Would You Climb This Scary Ladder “Floating in Thin Air” Above Norwegian Fjords?

As climate change pushes Southern Europe’s summer temperatures past the proverbial boiling point, many travelers have begun to look northward to Scandinavia for outdoor vacation spots. 

A new attraction in Norway will have you looking northward and skyward, perhaps with an expression reminiscent of Norway’s own The Scream if you have even the slightest fear of heights. 

Suspended 790 meters (about 2,600 feet) above a fjord in the village of Loen in western Norway, the new Stigull Stairway is a set of 125 steps at a 45-degree angle designed to feel like climbing a ladder to the sky. 

“It looks like people are floating in thin air,” says Per Helge Bø of outdoor adventure company Loen Active in a press release. 

(Stigull Stairway at Via Ferrata Loen in western Norway | Photos: Kjersti Kvamme)

The spine-tingling ladder is the latest addition to Via Ferrata Loen, one of those mountainous routes involving steel structures such as ladders, bridges, rungs, and hooks that are supposed to make the thrills of climbing accessible to daredevils who yearn to scale mighty peaks but don’t have much experience. 

As Frommer’s explained in a 2022 roundup of via ferrata routes in the U.S., they’re “part climbing, part hiking, and part scrambling,” with “the adventure—and some of the bragging rights—of mountain climbing without the same degree of danger or the need to lug around heavy gear.” (You will need to rent a helmet and harness from the tour company you hire.)

Similarly, taking on the Stigull Stairway in Norway requires only “moderate physical fitness,” according to the press release, and a need to horrify your mom, according to us.

To reach the ladder, you have to hike the first part of the Via Ferrata Loen route on the way to the top of Mount Hoven.

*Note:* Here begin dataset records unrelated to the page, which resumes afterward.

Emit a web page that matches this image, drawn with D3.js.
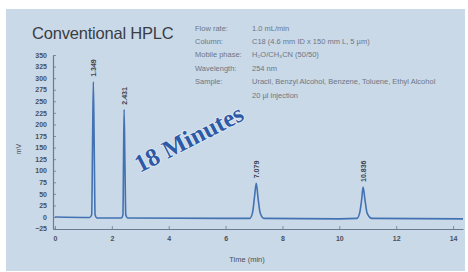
<!DOCTYPE html>
<html><head><meta charset="utf-8">
<script src="https://cdn.jsdelivr.net/npm/d3@7"></script>
<style>
html,body{margin:0;padding:0;background:#fff;}
svg{display:block;}
</style></head>
<body>
<script>
// ---- data ----
const xTicks = [0, 2, 4, 6, 8, 10, 12, 14];
const yTicks = [-25, 0, 25, 50, 75, 100, 125, 150, 175, 200, 225, 250, 275, 300, 325, 350];
const traceTime = [0, 1.22, 1.29, 1.32, 1.349, 1.38, 1.41, 1.48, 2.33, 2.39, 2.41, 2.431, 2.46, 2.49, 2.56,
  6.0, 6.85, 6.95, 7.02, 7.079, 7.14, 7.22, 7.35, 10.0, 10.62, 10.72, 10.79, 10.836, 10.90, 10.98, 11.15, 14.35];
const traceMV = [0, -1, 5, 150, 292, 150, 5, -2, -2, 5, 120, 232, 115, 5, -2,
  -3, -3, 10, 45, 73, 42, 8, -3, -4, -3, 10, 40, 65, 38, 8, -3, -4];
const peakTimes = [1.349, 2.431, 7.079, 10.836];
const peakHeights = [292, 232, 73, 65];
const peakLabels = ["1.349", "2.431", "7.079", "10.836"];
const infoKeys = ["Flow rate:", "Column:", "Mobile phase:", "Wavelength:", "Sample:", ""];
const infoValues = ["1.0 mL/min", "C18 (4.6 mm ID x 150 mm L, 5 \u00b5m)", "H\u2082O/CH\u2083CN (50/50)", "254 nm",
  "Uracil, Benzyl Alcohol, Benzene, Toluene, Ethyl Alcohol", "20 \u00b5l injection"];
const titleText = "Conventional HPLC";
const stampText = "18 Minutes";

// ---- drawing ----
const W = 468, H = 272;
const svg = d3.select("body").append("svg").attr("width", W).attr("height", H);
svg.append("rect").attr("x", 6).attr("y", 9).attr("width", 459).attr("height", 262).attr("fill", "#c9d9e8");

const x = d3.scaleLinear().domain([-0.07, 14.35]).range([53, 463]);
const y = d3.scaleLinear().domain([-25, 350]).range([228.6, 55]);

const axisColor = "#6f7890", textColor = "#4a4f5a";

// title
svg.append("text").attr("x", 32).attr("y", 39).text(titleText)
  .attr("font-family", "Liberation Sans, Arial, sans-serif").attr("font-size", 16.5)
  .attr("letter-spacing", -0.2).attr("fill", "#3a3d44");

// info block
const info = svg.append("g").attr("font-family", "Liberation Sans, Arial, sans-serif")
  .attr("font-size", 7.5).attr("fill", "#6e7684");
infoKeys.forEach((k, i) => {
  const yy = 30.5 + i * 13.4;
  info.append("text").attr("x", 195).attr("y", yy).text(k);
  info.append("text").attr("x", 252).attr("y", yy).text(infoValues[i]);
});

// y axis
const yAxis = svg.append("g").attr("transform", "translate(53,0)")
  .call(d3.axisLeft(y).tickValues(yTicks).tickSizeInner(-3).tickSizeOuter(0).tickPadding(6));
yAxis.select(".domain").attr("stroke", axisColor).attr("stroke-width", 1.2);
yAxis.selectAll(".tick line").attr("stroke", axisColor).attr("stroke-width", 0.8);
yAxis.selectAll("text").attr("font-family", "Liberation Sans, Arial, sans-serif")
  .attr("font-size", 7).attr("font-weight", "bold").attr("fill", textColor);

// x axis
const xAxis = svg.append("g").attr("transform", "translate(0,229)")
  .call(d3.axisBottom(x).tickValues(xTicks).tickSizeInner(-3).tickSizeOuter(0).tickPadding(7));
xAxis.select(".domain").attr("stroke", axisColor).attr("stroke-width", 1.2);
xAxis.selectAll(".tick line").attr("stroke", axisColor).attr("stroke-width", 0.8);
xAxis.selectAll("text").attr("font-family", "Liberation Sans, Arial, sans-serif")
  .attr("font-size", 7).attr("font-weight", "bold").attr("fill", textColor);

// axis titles
svg.append("text").attr("transform", "translate(21,149) rotate(-90)").attr("text-anchor", "middle")
  .attr("font-family", "Liberation Sans, Arial, sans-serif").attr("font-size", 7).attr("fill", textColor).text("mV");
svg.append("text").attr("x", 247).attr("y", 262).attr("text-anchor", "middle")
  .attr("font-family", "Liberation Sans, Arial, sans-serif").attr("font-size", 7.5).attr("fill", textColor).text("Time (min)");

// trace
const pts = traceTime.map((t, i) => [t, traceMV[i]]);
svg.append("path").datum(pts)
  .attr("d", d3.line().x(d => x(d[0])).y(d => y(d[1])).curve(d3.curveMonotoneX))
  .attr("fill", "none").attr("stroke", "#4372b2").attr("stroke-width", 1.6).attr("stroke-linejoin", "round");

// peak labels
peakTimes.forEach((t, i) => {
  svg.append("text")
    .attr("transform", `translate(${x(t) + 2.5},${y(peakHeights[i]) - 5}) rotate(-90)`)
    .attr("font-family", "Liberation Sans, Arial, sans-serif").attr("font-size", 7).attr("font-weight", "bold")
    .attr("fill", "#3c414c").text(peakLabels[i]);
});

// stamp
svg.append("text").attr("transform", "translate(190,141) rotate(-27)")
  .attr("text-anchor", "middle").attr("dominant-baseline", "middle")
  .attr("font-family", "Liberation Serif, Times New Roman, serif").attr("font-weight", "bold")
  .attr("font-size", 25).attr("fill", "#2d5aa6")
  .attr("stroke", "#e4ecf5").attr("stroke-width", 1.5).attr("paint-order", "stroke")
  .text(stampText);
</script>
</body></html>
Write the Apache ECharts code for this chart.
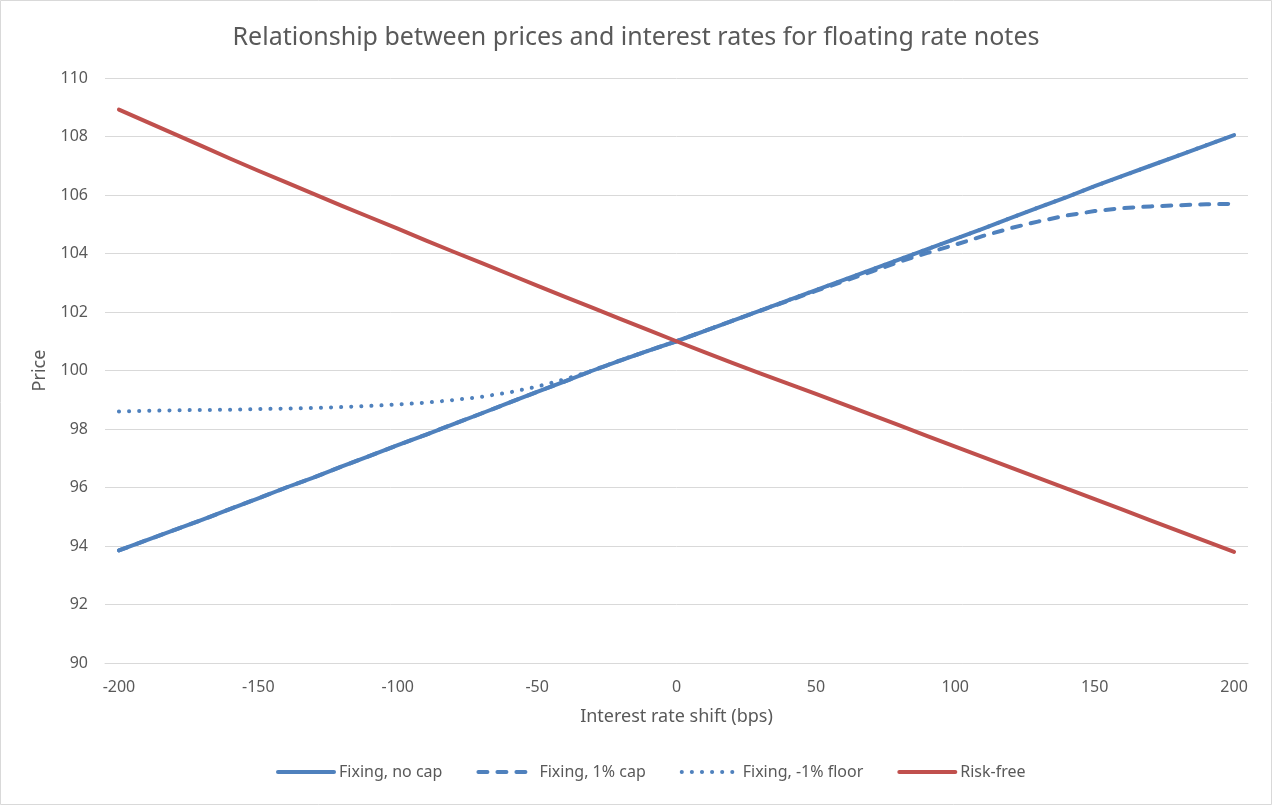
<!DOCTYPE html>
<html>
<head>
<meta charset="utf-8">
<title>Floating rate notes</title>
<script src="https://cdn.jsdelivr.net/npm/echarts@6/dist/echarts.min.js"></script>
<style>
    html, body { margin: 0; padding: 0; background: #fff; }
    #main { width: 1272px; height: 805px; }
</style>
</head>
<body>
<div id="main"></div>
<script>
// shift in bps (one category every 10 bps)
var shifts = [-200, -190, -180, -170, -160, -150, -140, -130, -120, -110,
              -100, -90, -80, -70, -60, -50, -40, -30, -20, -10,
              0, 10, 20, 30, 40, 50, 60, 70, 80, 90,
              100, 110, 120, 130, 140, 150, 160, 170, 180, 190, 200];

var noCap = [93.85, 94.20, 94.55, 94.90, 95.27, 95.63, 96.00, 96.35, 96.72, 97.08,
             97.45, 97.80, 98.17, 98.53, 98.90, 99.27, 99.63, 100.00, 100.35, 100.68,
             101.00, 101.35, 101.70, 102.05, 102.40, 102.75, 103.10, 103.45, 103.80, 104.15,
             104.50, 104.85, 105.22, 105.58, 105.93, 106.30, 106.65, 107.00, 107.35, 107.70, 108.05];

var cap1 = [93.85, 94.20, 94.55, 94.90, 95.27, 95.63, 96.00, 96.35, 96.72, 97.08,
            97.45, 97.80, 98.17, 98.53, 98.90, 99.27, 99.63, 100.00, 100.35, 100.68,
            101.00, 101.35, 101.70, 102.04, 102.38, 102.72, 103.05, 103.38, 103.72, 104.02,
            104.30, 104.60, 104.87, 105.10, 105.30, 105.45, 105.55, 105.61, 105.65, 105.68, 105.70];

var floor1 = [98.60, 98.62, 98.64, 98.65, 98.66, 98.68, 98.70, 98.72, 98.75, 98.79,
              98.84, 98.90, 98.99, 99.10, 99.25, 99.45, 99.70, 100.00, 100.36, 100.68,
              101.00, 101.35, 101.70, 102.05, 102.40, 102.75, 103.10, 103.45, 103.80, 104.15,
              104.50, 104.85, 105.22, 105.58, 105.93, 106.30, 106.65, 107.00, 107.35, 107.70, 108.05];

var riskFree = [108.92, 108.50, 108.08, 107.66, 107.24, 106.83, 106.43, 106.03, 105.63, 105.24,
                104.85, 104.45, 104.06, 103.68, 103.29, 102.90, 102.52, 102.14, 101.76, 101.38,
                101.00, 100.63, 100.26, 99.90, 99.55, 99.20, 98.84, 98.48, 98.12, 97.76,
                97.40, 97.04, 96.68, 96.32, 95.96, 95.60, 95.24, 94.88, 94.52, 94.16, 93.80];

var seriesNames = ['Fixing, no cap', 'Fixing, 1% cap', 'Fixing, -1% floor', 'Risk-free'];

var blue = '#4f81bd';
var red = '#c0504d';
var textColor = '#595959';
var font = 'Noto Sans';

var myChart = echarts.init(document.getElementById('main'));

option = {
    animation: false,
    backgroundColor: '#fff',
    graphic: [{
        type: 'rect',
        shape: { x: 0.5, y: 0.5, width: 1271, height: 804 },
        style: { fill: 'none', stroke: '#d9d9d9', lineWidth: 1 },
        silent: true
    }],
    title: {
        text: 'Relationship between prices and interest rates for floating rate notes',
        left: 'center',
        top: 20,
        textStyle: {
            color: textColor,
            fontFamily: font,
            fontSize: 25,
            fontWeight: 'normal'
        }
    },
    legend: {
        bottom: 20,
        left: 271,
        itemWidth: 56,
        itemHeight: 14,
        itemGap: 34,
        data: seriesNames,
        itemStyle: { opacity: 0 },
        lineStyle: { width: 4 },
        textStyle: {
            color: textColor,
            fontFamily: font,
            fontSize: 16
        }
    },
    grid: {
        left: 105,
        right: 24,
        top: 78,
        bottom: 142
    },
    xAxis: {
        type: 'category',
        data: shifts,
        boundaryGap: true,
        name: 'Interest rate shift (bps)',
        nameLocation: 'middle',
        nameGap: 45,
        nameTextStyle: { color: textColor, fontFamily: font, fontSize: 18 },
        axisLine: { lineStyle: { color: '#d9d9d9', width: 1 } },
        axisTick: { show: false },
        axisLabel: {
            interval: 4,
            margin: 16,
            color: textColor,
            fontFamily: font,
            fontSize: 16
        }
    },
    yAxis: {
        type: 'value',
        min: 90,
        max: 110,
        interval: 2,
        name: 'Price',
        nameLocation: 'middle',
        nameGap: 56,
        nameTextStyle: { color: textColor, fontFamily: font, fontSize: 18 },
        axisLine: { show: false },
        axisTick: { show: false },
        axisLabel: {
            margin: 17,
            color: textColor,
            fontFamily: font,
            fontSize: 16
        },
        splitLine: { lineStyle: { color: '#d9d9d9', width: 1 } }
    },
    series: [
        {
            name: seriesNames[0],
            type: 'line',
            data: noCap,
            symbol: 'none',
            z: 3,
            itemStyle: { color: blue },
            lineStyle: { color: blue, width: 4, cap: 'round', join: 'round' }
        },
        {
            name: seriesNames[1],
            type: 'line',
            data: cap1,
            symbol: 'none',
            z: 2,
            itemStyle: { color: blue },
            lineStyle: { color: blue, width: 4, type: [9, 10], cap: 'round', join: 'round' }
        },
        {
            name: seriesNames[2],
            type: 'line',
            data: floor1,
            symbol: 'none',
            z: 2,
            itemStyle: { color: blue },
            lineStyle: { color: blue, width: 4, type: [0.1, 10], cap: 'round', join: 'round' }
        },
        {
            name: seriesNames[3],
            type: 'line',
            data: riskFree,
            symbol: 'none',
            z: 4,
            itemStyle: { color: red },
            lineStyle: { color: red, width: 4, cap: 'round', join: 'round' }
        }
    ]
};

myChart.setOption(option);
</script>
</body>
</html>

Other features along the way include a zip-line and a suspension bridge. At the top of the mountain, you’ll find a restaurant, a cable car, and some spectacular views of the Nordfjord region.

You can take the journey with a guide or, if you’re an experienced climber, on your own. Prices for the guided version, which includes all the necessary equipment and a return trip to ground level via cable car, start at 1,695 kroner, or about $160—a pretty reasonable rate for such an unreasonable undertaking.